Given entries -
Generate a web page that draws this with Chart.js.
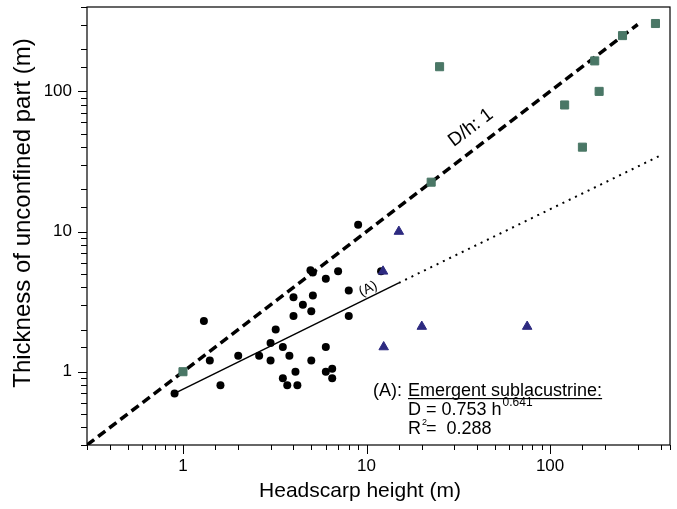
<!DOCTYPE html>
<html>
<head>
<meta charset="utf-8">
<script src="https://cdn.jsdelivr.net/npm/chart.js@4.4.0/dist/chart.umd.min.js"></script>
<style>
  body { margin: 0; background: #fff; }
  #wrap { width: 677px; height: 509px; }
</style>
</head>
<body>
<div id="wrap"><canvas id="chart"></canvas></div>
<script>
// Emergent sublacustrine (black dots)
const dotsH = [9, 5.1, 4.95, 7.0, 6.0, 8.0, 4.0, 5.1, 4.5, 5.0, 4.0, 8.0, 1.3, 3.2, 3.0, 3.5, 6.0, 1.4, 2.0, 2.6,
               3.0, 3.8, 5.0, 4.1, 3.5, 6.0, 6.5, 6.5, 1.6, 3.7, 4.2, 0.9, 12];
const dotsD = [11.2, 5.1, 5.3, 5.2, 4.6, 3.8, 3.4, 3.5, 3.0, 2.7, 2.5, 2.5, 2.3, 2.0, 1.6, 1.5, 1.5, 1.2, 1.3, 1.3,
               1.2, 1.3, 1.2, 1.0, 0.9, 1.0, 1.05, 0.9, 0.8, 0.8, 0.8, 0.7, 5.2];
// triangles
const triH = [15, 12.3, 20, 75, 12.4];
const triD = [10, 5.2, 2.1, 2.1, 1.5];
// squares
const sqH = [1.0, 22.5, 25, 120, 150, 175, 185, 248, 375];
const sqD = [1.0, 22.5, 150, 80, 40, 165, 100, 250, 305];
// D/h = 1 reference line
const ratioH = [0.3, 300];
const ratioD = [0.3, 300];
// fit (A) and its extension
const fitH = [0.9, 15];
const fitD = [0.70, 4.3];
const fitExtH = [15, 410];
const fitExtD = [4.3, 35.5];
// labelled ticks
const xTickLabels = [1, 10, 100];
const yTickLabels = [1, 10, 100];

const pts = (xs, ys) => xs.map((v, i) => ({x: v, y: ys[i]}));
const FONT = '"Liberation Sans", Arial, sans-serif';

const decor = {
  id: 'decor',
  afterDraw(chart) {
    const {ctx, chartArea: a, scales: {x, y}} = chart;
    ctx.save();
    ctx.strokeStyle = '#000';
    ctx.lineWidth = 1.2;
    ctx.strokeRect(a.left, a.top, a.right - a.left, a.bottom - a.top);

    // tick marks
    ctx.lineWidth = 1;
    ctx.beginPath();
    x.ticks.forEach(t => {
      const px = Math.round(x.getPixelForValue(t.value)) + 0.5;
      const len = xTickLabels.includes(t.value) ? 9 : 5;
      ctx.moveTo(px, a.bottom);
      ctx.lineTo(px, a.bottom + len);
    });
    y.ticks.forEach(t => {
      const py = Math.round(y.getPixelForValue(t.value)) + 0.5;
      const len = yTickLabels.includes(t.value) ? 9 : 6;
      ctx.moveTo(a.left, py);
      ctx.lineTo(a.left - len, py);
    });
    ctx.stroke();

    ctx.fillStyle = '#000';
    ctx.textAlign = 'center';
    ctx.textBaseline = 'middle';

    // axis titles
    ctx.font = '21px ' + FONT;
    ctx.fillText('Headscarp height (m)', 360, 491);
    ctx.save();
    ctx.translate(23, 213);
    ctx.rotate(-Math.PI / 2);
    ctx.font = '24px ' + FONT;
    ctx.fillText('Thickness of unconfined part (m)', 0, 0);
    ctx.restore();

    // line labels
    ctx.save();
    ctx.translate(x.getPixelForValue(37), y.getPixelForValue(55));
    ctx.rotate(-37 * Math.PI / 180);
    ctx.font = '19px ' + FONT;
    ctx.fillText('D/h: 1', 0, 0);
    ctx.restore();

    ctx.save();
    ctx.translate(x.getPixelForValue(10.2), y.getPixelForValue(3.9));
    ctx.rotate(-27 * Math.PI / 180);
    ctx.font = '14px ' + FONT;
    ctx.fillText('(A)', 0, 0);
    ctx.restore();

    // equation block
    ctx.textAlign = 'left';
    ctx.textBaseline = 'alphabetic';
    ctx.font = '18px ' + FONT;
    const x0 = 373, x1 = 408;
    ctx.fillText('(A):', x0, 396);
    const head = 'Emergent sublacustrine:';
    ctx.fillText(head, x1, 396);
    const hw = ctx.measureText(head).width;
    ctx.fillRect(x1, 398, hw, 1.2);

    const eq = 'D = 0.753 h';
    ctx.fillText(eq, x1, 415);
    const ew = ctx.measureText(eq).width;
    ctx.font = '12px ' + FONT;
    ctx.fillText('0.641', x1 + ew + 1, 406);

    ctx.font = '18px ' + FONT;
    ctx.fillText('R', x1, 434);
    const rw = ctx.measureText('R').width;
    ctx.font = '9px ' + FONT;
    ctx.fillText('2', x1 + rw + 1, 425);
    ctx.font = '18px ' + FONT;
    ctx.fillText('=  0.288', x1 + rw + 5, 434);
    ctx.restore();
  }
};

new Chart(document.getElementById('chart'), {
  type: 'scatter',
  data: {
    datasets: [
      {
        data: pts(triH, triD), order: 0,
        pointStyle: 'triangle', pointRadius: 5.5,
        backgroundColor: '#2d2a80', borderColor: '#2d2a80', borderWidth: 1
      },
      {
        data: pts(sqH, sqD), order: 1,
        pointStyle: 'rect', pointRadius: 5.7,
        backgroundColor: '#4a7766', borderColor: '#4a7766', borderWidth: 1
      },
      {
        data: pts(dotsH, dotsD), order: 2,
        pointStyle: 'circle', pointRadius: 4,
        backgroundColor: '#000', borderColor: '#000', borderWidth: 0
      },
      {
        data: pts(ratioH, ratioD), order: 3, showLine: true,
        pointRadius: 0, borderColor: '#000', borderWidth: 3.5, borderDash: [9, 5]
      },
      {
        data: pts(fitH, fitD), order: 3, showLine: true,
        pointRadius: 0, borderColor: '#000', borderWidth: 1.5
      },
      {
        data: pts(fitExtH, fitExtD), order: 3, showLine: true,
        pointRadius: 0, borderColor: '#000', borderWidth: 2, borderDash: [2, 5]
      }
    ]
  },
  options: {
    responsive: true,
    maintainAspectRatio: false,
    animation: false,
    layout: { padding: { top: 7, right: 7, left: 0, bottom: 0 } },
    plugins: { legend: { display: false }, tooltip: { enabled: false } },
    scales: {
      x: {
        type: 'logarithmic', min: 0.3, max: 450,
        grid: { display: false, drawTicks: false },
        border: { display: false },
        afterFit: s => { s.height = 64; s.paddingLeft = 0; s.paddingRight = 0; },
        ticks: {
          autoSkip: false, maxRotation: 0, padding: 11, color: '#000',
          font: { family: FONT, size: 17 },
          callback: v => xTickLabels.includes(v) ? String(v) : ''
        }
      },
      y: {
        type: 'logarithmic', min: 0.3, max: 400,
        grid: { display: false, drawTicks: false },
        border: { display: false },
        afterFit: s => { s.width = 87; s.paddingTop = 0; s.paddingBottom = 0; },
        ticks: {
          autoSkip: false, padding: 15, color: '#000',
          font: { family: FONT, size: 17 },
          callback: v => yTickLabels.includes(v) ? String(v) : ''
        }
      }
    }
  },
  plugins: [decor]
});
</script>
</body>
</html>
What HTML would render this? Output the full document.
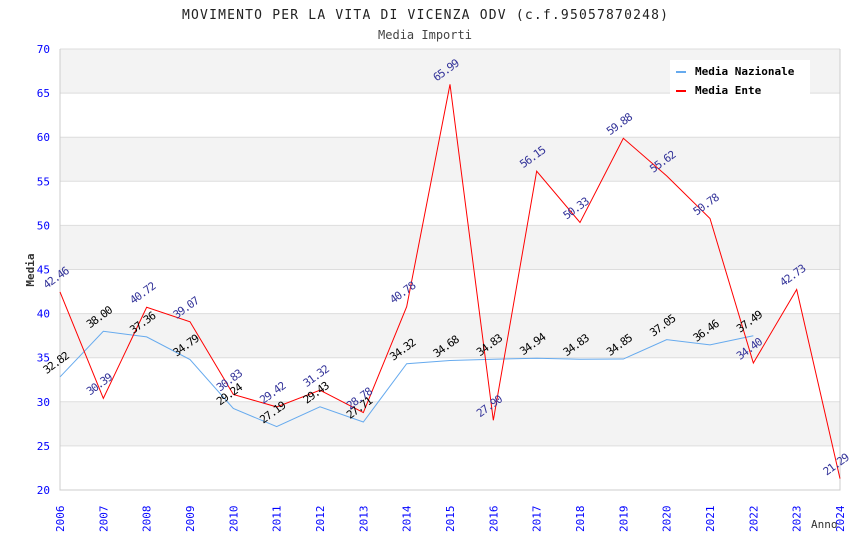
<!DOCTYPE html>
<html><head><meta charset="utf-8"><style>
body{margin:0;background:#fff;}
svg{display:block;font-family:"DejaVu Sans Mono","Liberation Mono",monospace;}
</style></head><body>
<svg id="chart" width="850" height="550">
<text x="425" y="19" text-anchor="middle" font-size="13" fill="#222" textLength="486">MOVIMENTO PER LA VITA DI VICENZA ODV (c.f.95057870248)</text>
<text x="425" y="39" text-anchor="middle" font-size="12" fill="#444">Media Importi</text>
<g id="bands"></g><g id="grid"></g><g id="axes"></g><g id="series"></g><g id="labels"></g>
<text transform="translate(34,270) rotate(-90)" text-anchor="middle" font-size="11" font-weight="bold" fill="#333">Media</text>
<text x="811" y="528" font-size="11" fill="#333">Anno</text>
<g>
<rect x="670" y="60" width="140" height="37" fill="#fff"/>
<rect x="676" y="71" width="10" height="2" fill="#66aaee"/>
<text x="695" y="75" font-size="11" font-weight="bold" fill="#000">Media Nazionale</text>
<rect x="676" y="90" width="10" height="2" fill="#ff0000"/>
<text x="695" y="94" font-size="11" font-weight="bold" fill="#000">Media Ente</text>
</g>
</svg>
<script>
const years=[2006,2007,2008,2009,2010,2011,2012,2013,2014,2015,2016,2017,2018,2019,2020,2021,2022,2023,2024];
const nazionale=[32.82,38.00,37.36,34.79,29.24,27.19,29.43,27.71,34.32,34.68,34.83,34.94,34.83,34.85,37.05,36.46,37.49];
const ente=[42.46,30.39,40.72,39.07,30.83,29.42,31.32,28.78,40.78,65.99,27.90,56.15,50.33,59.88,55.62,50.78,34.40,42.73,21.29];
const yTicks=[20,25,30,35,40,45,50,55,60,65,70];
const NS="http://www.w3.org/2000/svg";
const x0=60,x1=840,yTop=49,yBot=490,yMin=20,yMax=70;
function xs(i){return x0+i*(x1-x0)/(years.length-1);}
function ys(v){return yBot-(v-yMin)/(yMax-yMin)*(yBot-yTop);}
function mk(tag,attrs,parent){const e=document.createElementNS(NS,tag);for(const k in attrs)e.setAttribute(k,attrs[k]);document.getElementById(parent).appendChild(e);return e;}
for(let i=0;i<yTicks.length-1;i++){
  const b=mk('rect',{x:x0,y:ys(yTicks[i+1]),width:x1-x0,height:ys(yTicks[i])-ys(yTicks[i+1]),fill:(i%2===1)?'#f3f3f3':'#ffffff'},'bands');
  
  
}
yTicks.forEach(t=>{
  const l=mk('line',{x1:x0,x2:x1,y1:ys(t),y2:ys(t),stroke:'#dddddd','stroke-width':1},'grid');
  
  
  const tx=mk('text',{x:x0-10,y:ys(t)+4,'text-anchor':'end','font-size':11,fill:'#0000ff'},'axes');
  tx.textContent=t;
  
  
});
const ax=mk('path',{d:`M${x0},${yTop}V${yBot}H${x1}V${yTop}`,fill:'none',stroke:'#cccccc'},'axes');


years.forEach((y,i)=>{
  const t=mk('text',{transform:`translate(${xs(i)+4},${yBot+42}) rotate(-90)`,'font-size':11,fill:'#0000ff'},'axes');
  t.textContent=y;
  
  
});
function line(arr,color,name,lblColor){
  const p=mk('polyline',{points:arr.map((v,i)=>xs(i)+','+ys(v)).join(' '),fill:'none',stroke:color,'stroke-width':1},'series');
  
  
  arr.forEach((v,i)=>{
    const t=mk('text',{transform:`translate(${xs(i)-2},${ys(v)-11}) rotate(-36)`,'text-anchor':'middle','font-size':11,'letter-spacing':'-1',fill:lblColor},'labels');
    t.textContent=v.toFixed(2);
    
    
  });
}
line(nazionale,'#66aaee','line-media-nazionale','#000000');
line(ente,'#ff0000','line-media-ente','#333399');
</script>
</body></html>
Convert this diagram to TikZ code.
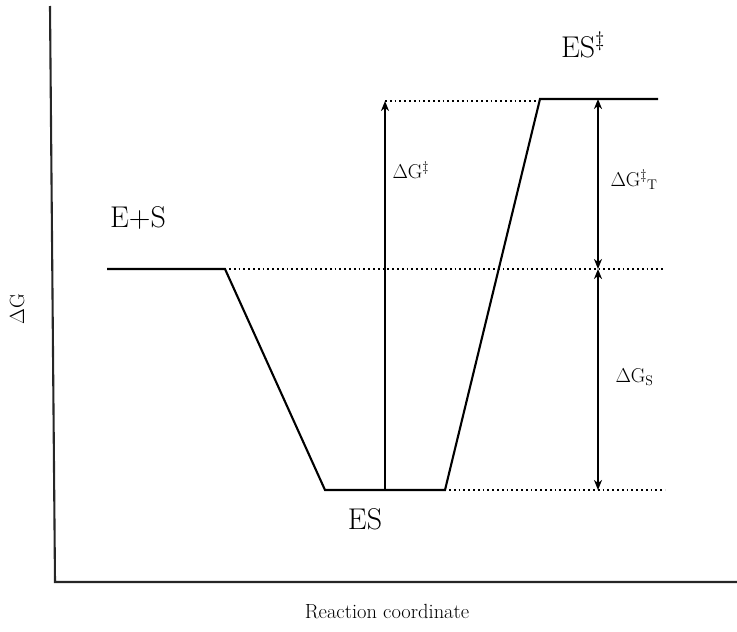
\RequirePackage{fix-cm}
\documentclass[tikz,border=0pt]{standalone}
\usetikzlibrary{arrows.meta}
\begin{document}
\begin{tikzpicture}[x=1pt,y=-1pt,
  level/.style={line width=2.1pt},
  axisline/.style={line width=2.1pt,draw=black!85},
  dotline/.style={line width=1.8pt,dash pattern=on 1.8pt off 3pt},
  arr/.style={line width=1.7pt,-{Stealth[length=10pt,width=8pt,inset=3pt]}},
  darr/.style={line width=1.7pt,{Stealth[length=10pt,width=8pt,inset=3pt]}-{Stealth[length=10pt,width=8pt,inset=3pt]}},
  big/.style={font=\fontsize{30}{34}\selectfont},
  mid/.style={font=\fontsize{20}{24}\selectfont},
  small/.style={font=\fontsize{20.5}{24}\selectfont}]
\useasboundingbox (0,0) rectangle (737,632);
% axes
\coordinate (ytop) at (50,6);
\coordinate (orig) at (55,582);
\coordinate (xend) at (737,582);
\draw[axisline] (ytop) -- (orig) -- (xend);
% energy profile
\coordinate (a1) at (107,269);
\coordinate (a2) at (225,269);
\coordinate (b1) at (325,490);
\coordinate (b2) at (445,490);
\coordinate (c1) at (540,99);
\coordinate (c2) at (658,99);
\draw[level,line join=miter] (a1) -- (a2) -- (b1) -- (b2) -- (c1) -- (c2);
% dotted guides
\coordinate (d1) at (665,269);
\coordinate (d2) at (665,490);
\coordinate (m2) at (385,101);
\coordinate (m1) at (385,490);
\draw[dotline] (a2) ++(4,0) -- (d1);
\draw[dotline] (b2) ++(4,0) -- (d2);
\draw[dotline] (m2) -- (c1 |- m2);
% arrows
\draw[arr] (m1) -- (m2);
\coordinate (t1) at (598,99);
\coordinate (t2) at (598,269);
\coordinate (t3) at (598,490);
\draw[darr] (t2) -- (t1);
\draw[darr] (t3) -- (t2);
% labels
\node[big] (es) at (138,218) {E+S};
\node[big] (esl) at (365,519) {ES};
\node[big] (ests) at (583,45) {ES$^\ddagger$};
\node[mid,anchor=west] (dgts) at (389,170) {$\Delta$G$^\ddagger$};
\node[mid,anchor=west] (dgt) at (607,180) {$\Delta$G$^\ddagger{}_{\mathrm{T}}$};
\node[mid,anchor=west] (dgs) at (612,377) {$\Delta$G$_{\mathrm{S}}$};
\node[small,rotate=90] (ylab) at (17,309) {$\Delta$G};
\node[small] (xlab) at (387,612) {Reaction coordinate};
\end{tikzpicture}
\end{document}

What you should do - Pick out every line of the listing containing the word "this", and show those lines.

Exercise response -
Generate a web page that draws this with Chart.js.
What HTML would render this? Output the full document.
Convert this diagram to TikZ code.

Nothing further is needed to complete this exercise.